Dans la région, l’Indonésie et le Timor oriental sont les pays les plus actifs dans le développement de ce dialogue (2). Géographiquement, les deux pays sont au carrefour entre les mers d’Asie du Sud-Est et l’espace mélanésien, et cela se retrouve dans les populations des territoires de leur façade océanienne qui appartiennent à la famille mélanésienne. Djakarta et Dili justifient leur volonté de rapprochement par la présence sur leur sol de ces minorités. L’ASEAN traverse un dilemme de sécurité : elle redoute une militarisation de l’Asie qui se ferait à son insu ; sans qu’elle en soit l’un des moteurs. L’association régionale veut reprendre l’initiative de son agenda sécuritaire et refuse un retour de la logique de blocs (3). Le projet de relier les voies maritimes entre l’océan Indien, les mers d’Asie du Sud-Est et les espaces marins océaniens est au cœur des stratégies Indo-Pacifique, mais l’ASEAN adopte une approche différente. Si l’Indonésie a des intérêts sécuritaires dans les pays de l’arc mélanésien, son discours privilégie les dossiers économiques, contrairement aux États-Unis et à l’Australie qui optent pour des actions de sécurité traditionnelle centrées sur la rivalité avec la Chine.

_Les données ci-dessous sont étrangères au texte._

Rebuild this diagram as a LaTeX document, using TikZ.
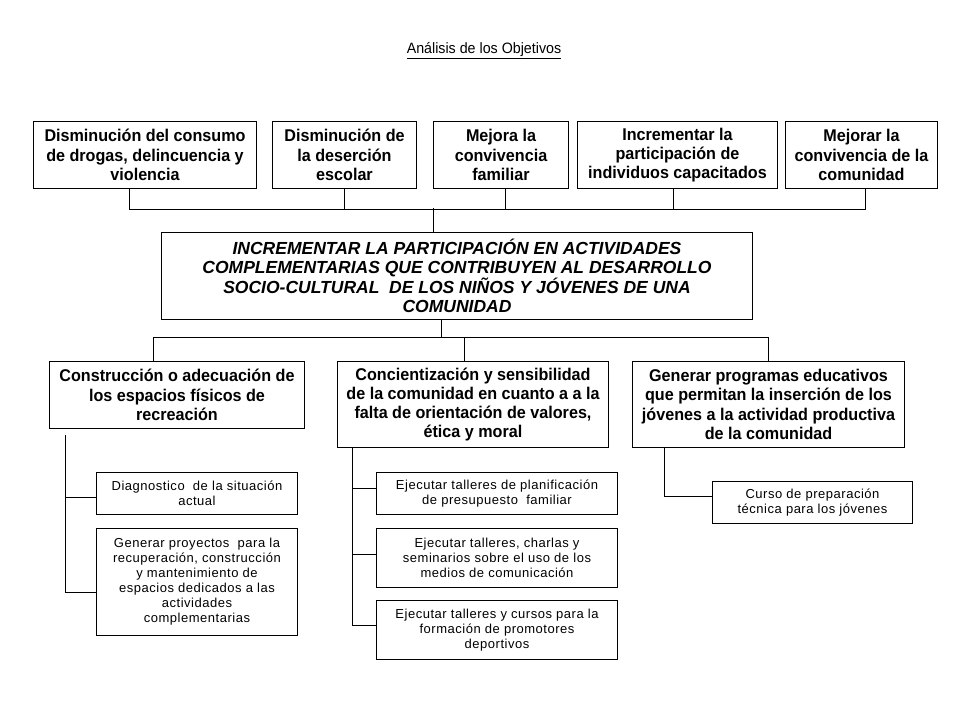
\documentclass[tikz,border=0pt]{standalone}
\usepackage{fontspec}
\setmainfont{Liberation Sans}
\newfontfamily\narrowfont[FakeStretch=0.95]{Liberation Sans}
\newfontfamily\subfont[LetterSpace=4]{Liberation Sans}
\begin{document}
\begin{tikzpicture}[x=1pt,y=-1pt,
  box/.style={draw, line width=1pt, align=center, inner sep=0pt, anchor=north west},
  topbox/.style={box, font=\narrowfont\bfseries\fontsize{17}{19.3}\selectfont},
  mainbox/.style={box, font=\bfseries\itshape\fontsize{17.5}{19.5}\selectfont},
  subbox/.style={box, font=\subfont\fontsize{13}{15}\selectfont},
  link/.style={line width=1pt}]
\useasboundingbox (0,0) rectangle (960,720);

\node (title) at (484,51) {\narrowfont\fontsize{15}{17}\selectfont\underline{Análisis de los Objetivos}};

% top row
\node[topbox, minimum width=223pt, minimum height=67pt] (t1) at (33,121) {Disminución del consumo\\de drogas, delincuencia y\\violencia};
\node[topbox, minimum width=144pt, minimum height=67pt] (t2) at (272,121) {Disminución de\\la deserción\\escolar};
\node[topbox, minimum width=135pt, minimum height=67pt] (t3) at (433,121) {Mejora la\\convivencia\\familiar};
\node[topbox, minimum width=200pt, minimum height=67pt] (t4) at (577,121) {Incrementar la\\participación de\\individuos capacitados};
\node[topbox, minimum width=152pt, minimum height=67pt] (t5) at (785,121) {Mejorar la\\convivencia de la\\comunidad};

% main
\node[mainbox, minimum width=591pt, minimum height=87pt] (main) at (161,232) {INCREMENTAR LA PARTICIPACIÓN EN ACTIVIDADES\\COMPLEMENTARIAS QUE CONTRIBUYEN AL DESARROLLO\\SOCIO-CULTURAL \ DE LOS NIÑOS Y JÓVENES DE UNA\\COMUNIDAD};

% middle row
\node[topbox, minimum width=255pt, minimum height=67pt] (m1) at (49,361) {Construcción o adecuación de\\los espacios físicos de\\recreación};
\node[topbox, minimum width=271pt, minimum height=86pt] (m2) at (337,361) {Concientización y sensibilidad\\de la comunidad en cuanto a a la\\falta de orientación de valores,\\ética y moral};
\node[topbox, minimum width=272pt, minimum height=86pt] (m3) at (632,361) {Generar programas educativos\\que permitan la inserción de los\\jóvenes a la actividad productiva\\de la comunidad};

% sub boxes
\node[subbox, minimum width=201pt, minimum height=42pt] (s1) at (96,472) {Diagnostico \ de la situación\\actual};
\node[subbox, minimum width=201pt, minimum height=107pt] (s2) at (96,528) {Generar proyectos \ para la\\recuperación, construcción\\y mantenimiento de\\espacios dedicados a las\\actividades\\complementarias};
\node[subbox, minimum width=241pt, minimum height=42pt] (s3) at (376,472) {Ejecutar talleres de planificación\\de presupuesto \ familiar};
\node[subbox, minimum width=241pt, minimum height=59pt] (s4) at (376,528) {Ejecutar talleres, charlas y\\seminarios sobre el uso de los\\medios de comunicación};
\node[subbox, minimum width=241pt, minimum height=59pt] (s5) at (376,600) {Ejecutar talleres y cursos para la\\formación de promotores\\deportivos};
\node[subbox, minimum width=200pt, minimum height=42pt] (s6) at (712,481) {Curso de preparación\\técnica para los jóvenes};

% top connectors
\coordinate (jT) at (433,208);
\draw[link] ([xshift=96pt]t1.south west) -- ++(0,20) -| ([xshift=80pt]t5.south west);
\draw[link] ([xshift=72pt]t2.south west) -- ++(0,20);
\draw[link] ([xshift=72pt]t3.south west) -- ++(0,20);
\draw[link] ([xshift=96pt]t4.south west) -- ++(0,20);
\draw[link] (main.north -| jT) -- (jT);

% middle connectors
\coordinate (jM) at (441,337);
\draw[link] (main.south -| jM) -- (jM);
\draw[link] ([xshift=104pt]m1.north west) -- ++(0,-24) -| ([xshift=136pt]m3.north west);
\draw[link] ([xshift=127pt]m2.north west) -- ++(0,-24);

% sub connectors
\draw[link] ([xshift=16pt,yshift=-6pt]m1.south west) |- ([yshift=-10pt]s2.west);
\draw[link] ([yshift=-4pt]s1.west) -- ++(-31,0);
\draw[link] ([xshift=15pt]m2.south west) |- ([yshift=5pt]s5.west);
\draw[link] ([yshift=5pt]s3.west) -- ++(-24,0);
\draw[link] ([yshift=4pt]s4.west) -- ++(-24,0);
\draw[link] ([xshift=32pt]m3.south west) |- ([yshift=6pt]s6.west);
\end{tikzpicture}
\end{document}
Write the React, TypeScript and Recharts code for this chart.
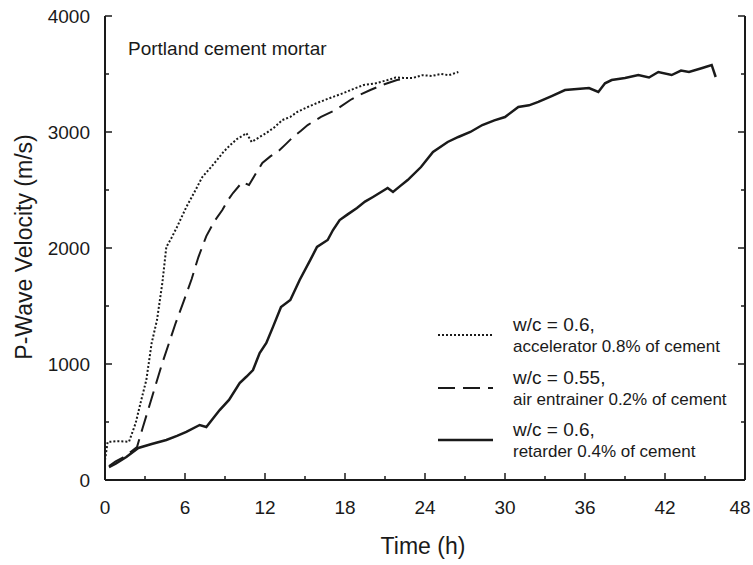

L’Indonésie et sa Pacific Elevation (2019)
L’Indonésie revendique son lien aux îles du Pacifique Sud en vertu de cinq (Papua/Papouasie occidentale (4), Moluques du Nord et les trois Petites îles de la Sonde orientale/Nusa Tenggara oriental) de ses 38 provinces, qu’elle qualifie de mélanésiennes sur les plans ethnique et linguistique. En 2015, sa ministre des Affaires étrangères (en fonction depuis 2014) Retno Marsudi expliquait que : « l’Indonésie abrite plus de 11 millions de Mélanésiens. Donc l’Indonésie est la Mélanésie et la Mélanésie est l’Indonésie » (5). Malgré le caractère fortement politique de cette affirmation, l’objectif majeur de Djakarta est de contrer le soutien dans la région à l’indépendance de la Papouasie. Djakarta se positionne comme un acteur stratégique de l’arc mélanésien. En 2011, l’Indonésie obtenait le statut d’observateur au MSG (Melanesian Spearhead Group), avant de devenir, en 2015, membre associé. Entre 2014 et 2020, elle a versé près de 17 millions de dollars aux pays insulaires du Pacifique, la PNG et les Fidji étant les principaux bénéficiaires. En 2019, lors d’un déplacement de Retno Marsudi en Nouvelle-Zélande, l’Indonésie a lancé sa stratégie Pacific Elevation. Il faut toutefois attendre 2022 pour que Djakarta organise son premier Island Summit (en invitant au passage la Chine). Les forces armées indonésiennes, la TNI (Tentara Nasional Indonesia), ont longtemps concentré leur mission sur le territoire national. Lancée en 2014, la stratégie du Global Maritime Fulcrum (GMF), malgré son côté déclaratif (6), n’avait initialement pas été pensée comme une réponse stratégique à la rivalité sino-américaine hors de ses frontières ; l’enjeu était surtout de sécuriser l’archipel face aux enjeux et menaces qui pesaient sur ses propres mers (7).